-- Start of Material provided --
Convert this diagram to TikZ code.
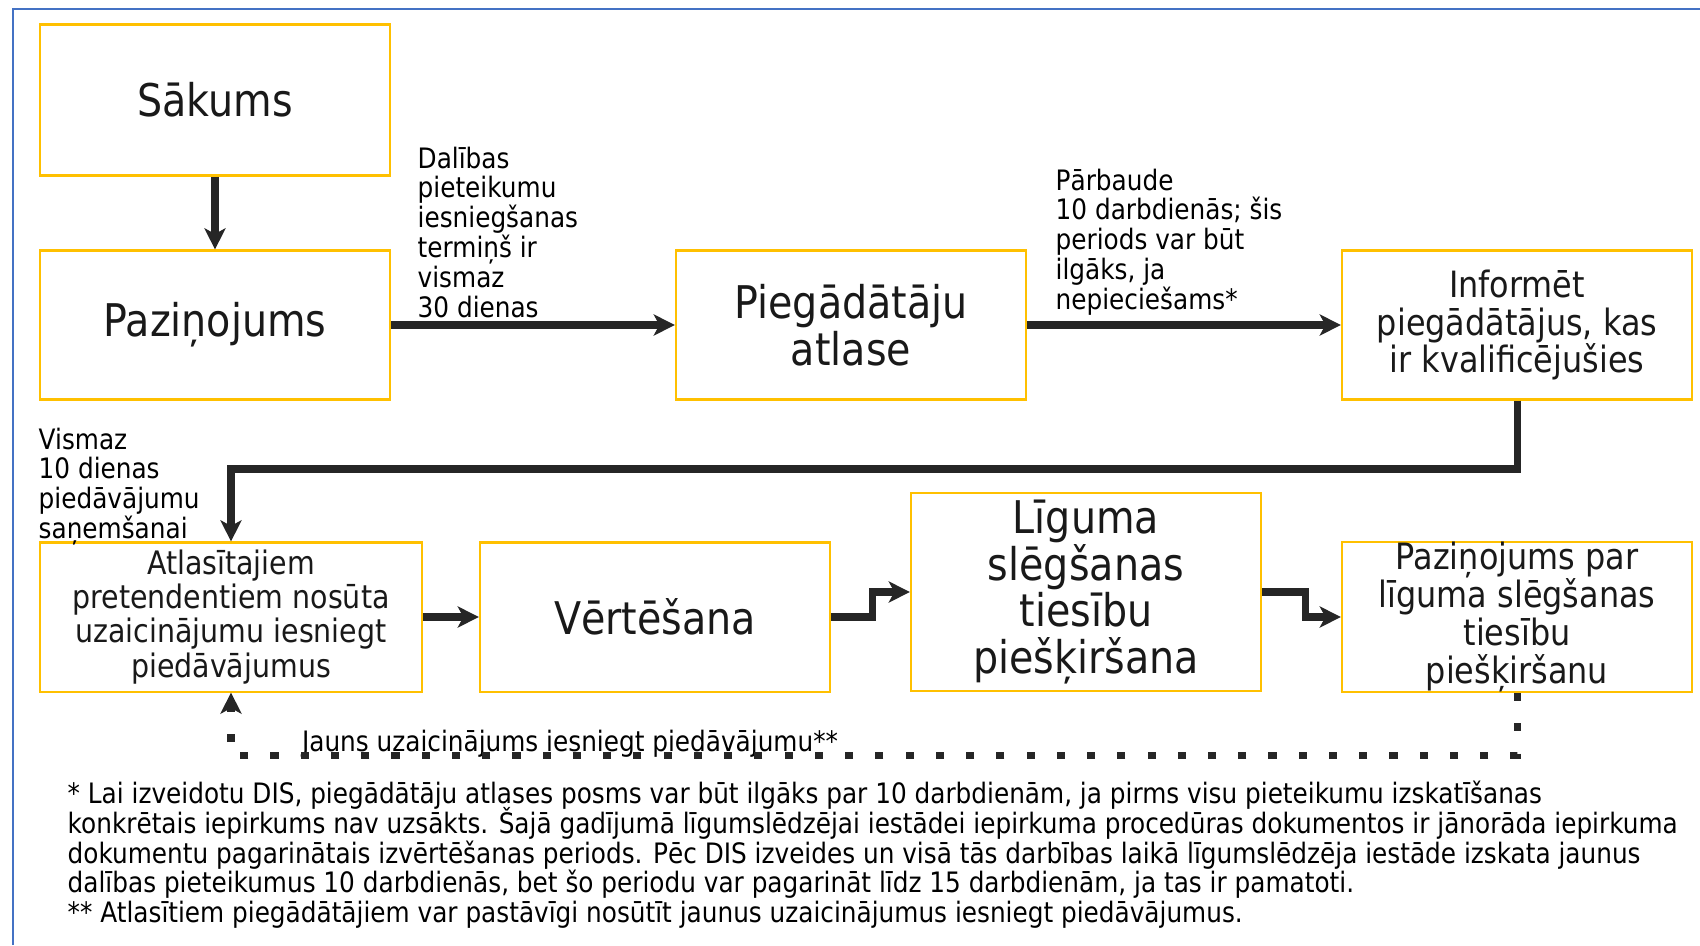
-- End of Material provided --
-- Start of Material provided --
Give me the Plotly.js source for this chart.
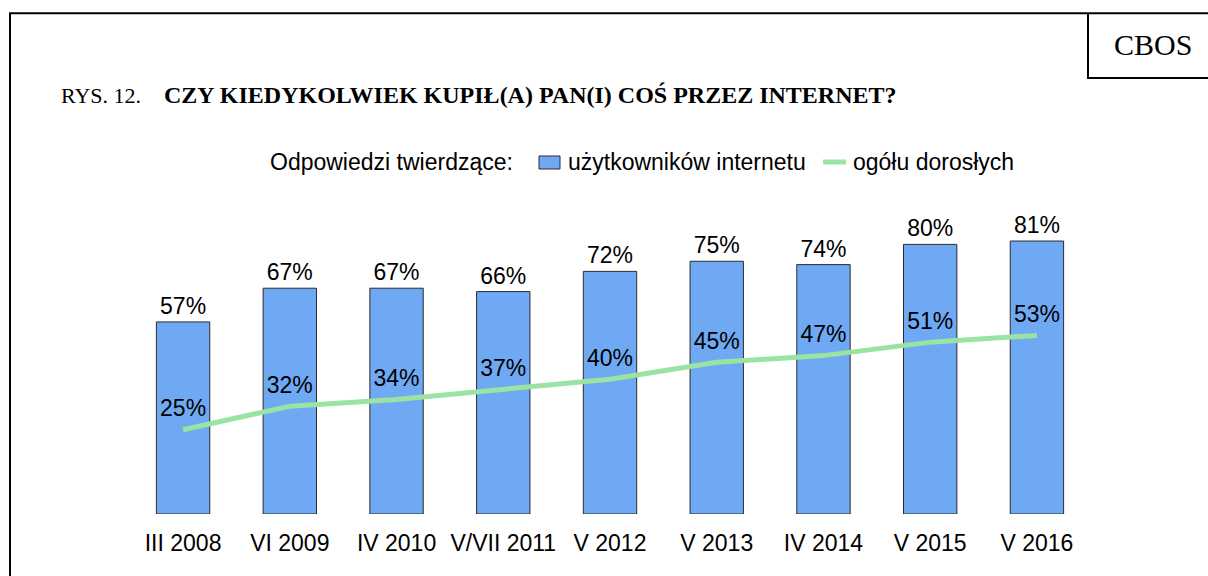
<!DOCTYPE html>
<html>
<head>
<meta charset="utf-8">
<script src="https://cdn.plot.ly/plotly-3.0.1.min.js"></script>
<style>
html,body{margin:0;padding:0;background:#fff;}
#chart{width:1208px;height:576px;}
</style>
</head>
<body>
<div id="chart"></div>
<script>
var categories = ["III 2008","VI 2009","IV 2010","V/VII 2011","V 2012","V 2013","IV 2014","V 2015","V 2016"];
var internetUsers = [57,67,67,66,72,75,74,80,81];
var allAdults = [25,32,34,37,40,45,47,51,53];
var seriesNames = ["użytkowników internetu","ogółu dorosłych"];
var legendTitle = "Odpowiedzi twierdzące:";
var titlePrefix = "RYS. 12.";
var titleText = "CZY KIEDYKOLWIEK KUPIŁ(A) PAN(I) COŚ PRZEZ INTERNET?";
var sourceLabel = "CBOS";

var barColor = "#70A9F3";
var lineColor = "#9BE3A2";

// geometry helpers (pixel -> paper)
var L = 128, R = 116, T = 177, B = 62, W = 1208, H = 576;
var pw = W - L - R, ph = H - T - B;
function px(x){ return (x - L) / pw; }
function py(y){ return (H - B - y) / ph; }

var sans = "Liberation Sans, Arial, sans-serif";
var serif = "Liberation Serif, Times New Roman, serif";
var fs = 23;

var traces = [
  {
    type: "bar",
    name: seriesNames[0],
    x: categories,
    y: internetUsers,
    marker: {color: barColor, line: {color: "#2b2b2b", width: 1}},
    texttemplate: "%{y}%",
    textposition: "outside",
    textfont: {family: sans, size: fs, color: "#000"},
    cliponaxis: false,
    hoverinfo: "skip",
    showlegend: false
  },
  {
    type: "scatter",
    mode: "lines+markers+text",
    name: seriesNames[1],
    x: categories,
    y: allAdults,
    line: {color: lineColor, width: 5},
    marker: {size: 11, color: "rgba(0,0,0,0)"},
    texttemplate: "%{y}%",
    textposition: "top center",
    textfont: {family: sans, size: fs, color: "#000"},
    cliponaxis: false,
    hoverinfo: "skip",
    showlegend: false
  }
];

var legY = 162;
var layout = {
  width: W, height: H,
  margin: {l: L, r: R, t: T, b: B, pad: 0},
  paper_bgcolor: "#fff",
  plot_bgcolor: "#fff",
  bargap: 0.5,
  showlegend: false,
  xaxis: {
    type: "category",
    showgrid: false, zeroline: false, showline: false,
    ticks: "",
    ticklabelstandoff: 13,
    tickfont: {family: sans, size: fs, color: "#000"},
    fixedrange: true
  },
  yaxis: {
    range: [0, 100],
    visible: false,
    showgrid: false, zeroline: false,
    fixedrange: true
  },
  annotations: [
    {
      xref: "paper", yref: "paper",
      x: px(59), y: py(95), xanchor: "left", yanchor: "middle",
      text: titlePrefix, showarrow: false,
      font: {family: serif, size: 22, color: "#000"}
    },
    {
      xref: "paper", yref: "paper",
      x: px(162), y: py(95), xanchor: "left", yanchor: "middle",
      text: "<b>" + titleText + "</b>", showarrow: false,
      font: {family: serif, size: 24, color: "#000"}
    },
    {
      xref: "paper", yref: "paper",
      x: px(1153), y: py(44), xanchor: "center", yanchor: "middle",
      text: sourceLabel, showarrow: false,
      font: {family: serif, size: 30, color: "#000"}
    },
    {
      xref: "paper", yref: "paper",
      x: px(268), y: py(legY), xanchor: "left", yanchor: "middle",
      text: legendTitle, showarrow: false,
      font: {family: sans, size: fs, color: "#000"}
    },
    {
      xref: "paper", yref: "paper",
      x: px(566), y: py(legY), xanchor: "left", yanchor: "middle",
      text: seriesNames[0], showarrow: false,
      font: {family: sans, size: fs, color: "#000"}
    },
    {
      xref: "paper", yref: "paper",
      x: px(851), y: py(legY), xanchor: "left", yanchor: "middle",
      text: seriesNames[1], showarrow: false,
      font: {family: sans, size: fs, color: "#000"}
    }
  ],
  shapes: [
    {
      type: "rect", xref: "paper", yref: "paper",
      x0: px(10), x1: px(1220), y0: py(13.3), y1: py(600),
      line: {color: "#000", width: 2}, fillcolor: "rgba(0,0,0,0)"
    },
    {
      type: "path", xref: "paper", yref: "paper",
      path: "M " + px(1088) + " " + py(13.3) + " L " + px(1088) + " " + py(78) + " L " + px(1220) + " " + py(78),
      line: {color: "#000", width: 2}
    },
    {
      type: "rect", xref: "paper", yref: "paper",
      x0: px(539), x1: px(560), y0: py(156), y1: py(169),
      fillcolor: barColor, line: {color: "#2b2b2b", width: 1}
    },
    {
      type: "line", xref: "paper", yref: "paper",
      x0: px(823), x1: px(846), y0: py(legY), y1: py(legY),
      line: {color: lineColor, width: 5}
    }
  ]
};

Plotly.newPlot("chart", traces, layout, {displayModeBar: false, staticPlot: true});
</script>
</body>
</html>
-- End of Material provided --
**Written instruction:**
Return every line holding the word "chart" from the records.

**Finished exercise:**
Give me the Plotly.js source for this chart.
#chart{width:1208px;height:576px;}
<div id="chart"></div>
Plotly.newPlot("chart", traces, layout, {displayModeBar: false, staticPlot: true});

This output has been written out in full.